A photograph of the giant screen at the Beijing Aerospace Control Center shows photo of the Yutu, or Jade Rabbit lunar rover, taken by the camera on the Chang'e 3 probe during the mutual-photograph process, in Beijing, 15 December 2013 Image copyright Reuters
Image caption Jade Rabbit, named after the mythical pet of China's Moon goddess, is equipped with multiple cameras

"It's alive!! The rabbit is still alive!! The rabbit's awake!! It's really awake!!", wrote one user on weibo, China's version of Twitter.

"Wake up darling baby," cooed another. "Billions of people are calling out to you!"

What, pray tell, were they speaking to?

China's Moon rover, of course.

The Jade Rabbit, named after the mythical pet of China's Moon goddess, has captured the attention of millions in China.

The six-wheeled exploration vehicle is equipped with cutting-edge radars that allow it to study the Moon's crust.
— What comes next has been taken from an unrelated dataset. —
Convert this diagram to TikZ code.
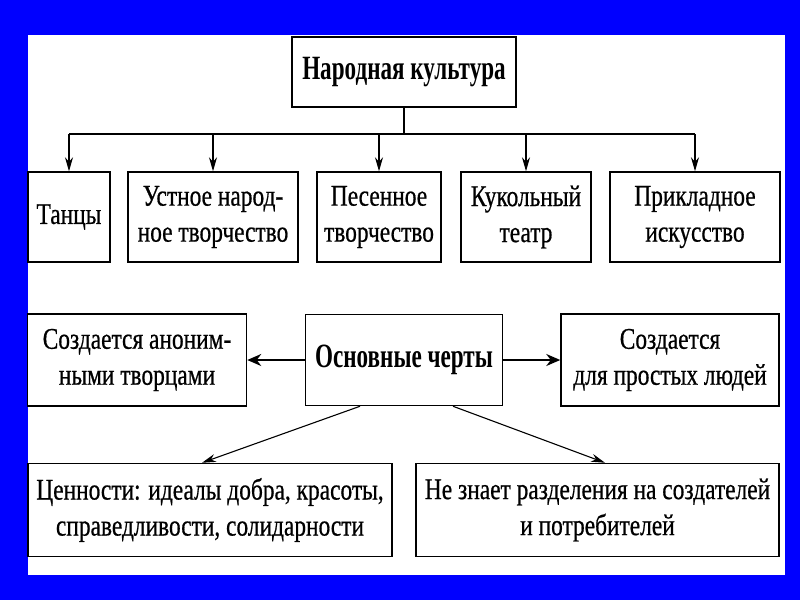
\documentclass[tikz,border=0pt]{standalone}
\usepackage{fontspec}
\setmainfont[FakeStretch=0.78,FakeBold=0.6]{Liberation Serif}
\newfontfamily\titlefont[FakeStretch=0.68]{Liberation Serif Bold}
\usetikzlibrary{arrows.meta,calc}
\definecolor{bgblue}{RGB}{0,0,255}
\begin{document}
\begin{tikzpicture}[x=1pt,y=-1pt,
  box/.style={draw=black, line width=1.5pt, fill=white, rectangle, inner sep=0pt,
    align=center, font=\fontsize{30}{36}\selectfont},
  bbox/.style={box, font=\fontsize{34}{36}\titlefont},
  conn/.style={line width=1.1pt, -{Stealth[length=14pt,width=8pt]}},
  sideconn/.style={line width=2pt, -{Stealth[length=14pt,width=12pt]}}
]
\useasboundingbox (0,0) rectangle (800,600);
\fill[bgblue] (0,0) rectangle (800,600);
\fill[white] (28,35) rectangle (785,575);

\node[bbox, minimum width=224pt, minimum height=70pt] (top) at (404,72) {Народная культура};

\node[box, minimum width=82pt, minimum height=90pt] (tan) at (69,217) {Танцы};
\node[box, minimum width=170pt, minimum height=90pt] (ustn) at (213,217) {Устное народ-\\ное творчество};
\node[box, minimum width=124pt, minimum height=90pt] (pes) at (379,217) {Песенное\\творчество};
\node[box, minimum width=130pt, minimum height=90pt] (kuk) at (526,217) {Кукольный\\театр};
\node[box, minimum width=170pt, minimum height=90pt] (prik) at (695,217) {Прикладное\\искусство};

\coordinate (hl) at (0,134);
\draw[line width=2pt] (tan.north |- hl) -- (prik.north |- hl);
\draw[line width=1.1pt] (top.south) -- (top.south |- hl);
\foreach \n in {tan,ustn,pes,kuk,prik}{
  \draw[conn] (\n.north |- hl) -- (\n.north);
}

\node[box, minimum width=219pt, minimum height=92pt] (anon) at (137,360) {Создается аноним-\\ными творцами};
\node[bbox, minimum width=197pt, minimum height=91pt] (osn) at (404,360) {Основные черты};
\node[box, minimum width=218pt, minimum height=92pt] (prost) at (670,360) {Создается\\для простых людей};

\draw[sideconn] (osn.west) -- (anon.east);
\draw[sideconn] (osn.east) -- (prost.west);

\node[box, minimum width=364pt, minimum height=93pt] (cenn) at (210,510) {Ценности: идеалы добра, красоты,\\справедливости, солидарности};
\node[box, minimum width=363pt, minimum height=93pt] (ne) at (597.5,510) {Не знает разделения на создателей\\и потребителей};

\draw[conn] ([xshift=-44pt]osn.south) -- ([xshift=-8pt]cenn.north);
\draw[conn] ([xshift=49pt]osn.south) -- ([xshift=7.5pt]ne.north);
\end{tikzpicture}
\end{document}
Multiple cameras on the rover's exterior allow it to photograph its surroundings and beam them back to Earth.

Image copyright AFP
Image caption Chinese state media said Jade Rabbit's weibo is managed by "space enthusiasts" following its journey

However, perhaps the Chinese Space Agency's biggest triumph is the subtle PR campaign it has built around its lunar mission.

By dubbing their rover the Jade Rabbit, scientists didn't just give their machine a name; they also gave it a personality.

Jade Rabbit has its own account on weibo, so it can interact on a very personal level with its 377,000 followers.

"I thought I could hop around here for three months, but if this trip ends prematurely, I'm not afraid," read the Jade Rabbit's final message before shutting down in January.

"I'll tell everyone a little secret: I'm actually not that sad. I'm just on my own adventure and like any protagonist, I have encountered a little problem. Goodnight, Earth. Goodnight, humans."

According to Chinese state media, the account is administered by "space enthusiasts who have been following the Jade Rabbit's journey to the Moon", though it's clear the authors are closely-connected to China's normally tight-lipped space programme.

Image copyright Reuters
Image caption There has been tender outpouring of adoration for China's Moon rover

"Hi, is anyone there?" asked the rabbit, in its first new tweet after its two-week dormancy.

Hours later, it wrote, "It's going to be mid-day on the Moon here in a few days. I really want you guys to see the stars here."

This isn't the first attempt to anthropomorphise a space vehicle, giving it human characteristics to make it more understandable and approachable.

The US space programme Nasa's rover, Curiosity, tweets friendly updates from the surface of Mars to more than 1.5 million followers.

But the tender outpouring of adoration many in China have exhibited for the Jade Rabbit is new.

In the past, few people felt connected to China's space ambitions. Now, millions are cheering for the country's space bunny to hop to the end of its mission.